In Germany, six weeks were to pass before Ludendorff’s decision to ask for an armistice had any result. In his eyes an armistice meant just that—a suspension of operations in the field to make possible a regrouping of his forces and negotiations leading to an agreed peace. It should be made clear, he insisted, ‘that there is an unyielding determination to continue the war if the enemy will grant us no peace or only a dishonourable one.’ He at last accepted that Germany would have to surrender Belgium and even Alsace-Lorraine, but he still hoped that the Allies would allow her to retain her conquests in the east as a bulwark against ‘Bolshevism’. Further, he recognized that the Allies had virtually pledged themselves not to deal with the existing regime in Berlin, so a new one had to be installed that would bear the responsibility— and the odium—of negotiating peace terms.

So on 3 October the Kaiser appointed as Chancellor Prince Max of Baden, a sensible moderate whom the former American Ambassador in Berlin had described as ‘one of the few high Germans who seems to be able to think like a human being’, and ordered him to approach President Wilson with a request for an immediate armistice. When Max demurred, the Kaiser brusquely informed him that ‘the High Command thinks it necessary, and you have not been brought here to create difficulties for the High Command’. Obediently the following day Max invited President Wilson, the most approachable—or the least unapproachable—of Germany’s enemies, to take steps for the restoration of peace ‘on the basis of the moderate programme he had set forth on 8 January ’—the Fourteen Points.
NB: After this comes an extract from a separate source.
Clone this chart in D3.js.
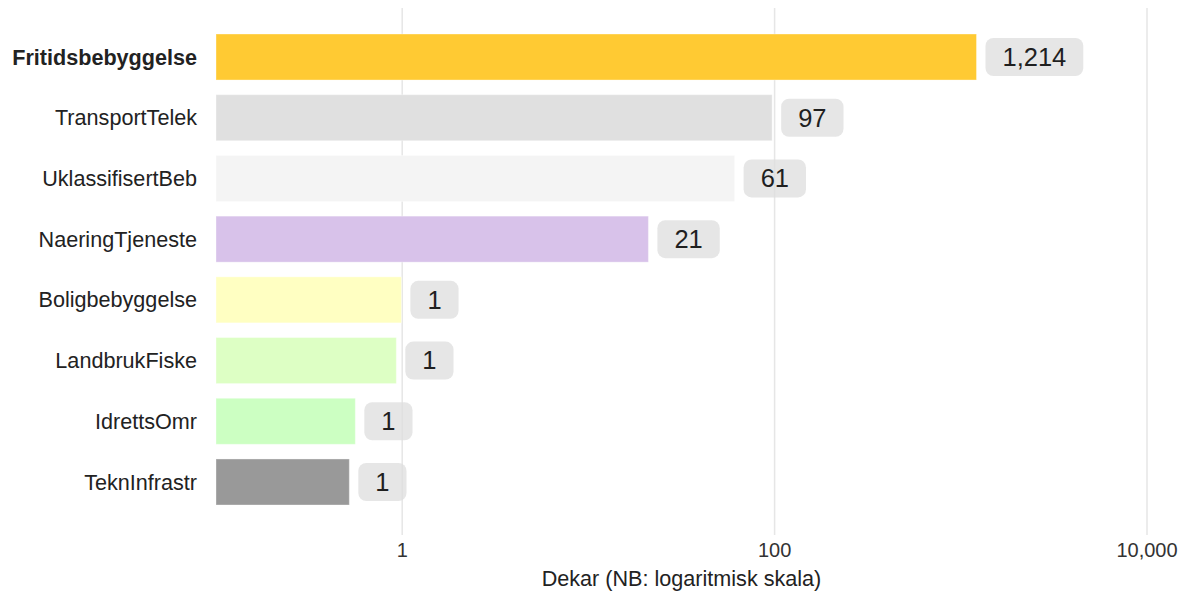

But the Wilson of October was no longer the Wilson of January. Then he could still see himself, and be seen, as a figure above the battle. He had consulted no one over the Fourteen Points—certainly not the co-belligerents he still did not regard as ‘allies’. (Since there was no formal alliance, the United States referred to its co-belligerents simply as ‘associated powers’.) But since their promulgation the Germans had shown their own idea of peace terms with the imposition on the Russians of the Treaty of Brest-Litovsk. More important, the United States had for the previous eight months been involved in a shooting war in France in which a large number of American boys had been killed. Then on 12 October a U-boat sank a passenger ship, the Leinster, with a loss of several hundred British and American lives. The American people were now gripped by a war psychosis even more ferocious than that of their weary European partners.

In an exchange of notes with Berlin, Wilson made it clear that he was no longer a benevolent deus ex machina, but the leader of a victorious and implacable alliance. He declared that ‘the only armistice he would feel justified in submitting for consideration would be one which should leave the United States and the powers associated with her [sic] in a position to enforce any arrangements that may be entered into and make a renewal of hostilities on the part of Germany impossible’. Further, he demanded as a condition for negotiation that Germany should transform herself into a constitutional state, thus ensuring ‘the destruction of every arbitrary power anywhere that can separately, secretly and of its single choice disturb the peace of the world; or if it cannot be presently destroyed, at least its reduction to virtual impotency’.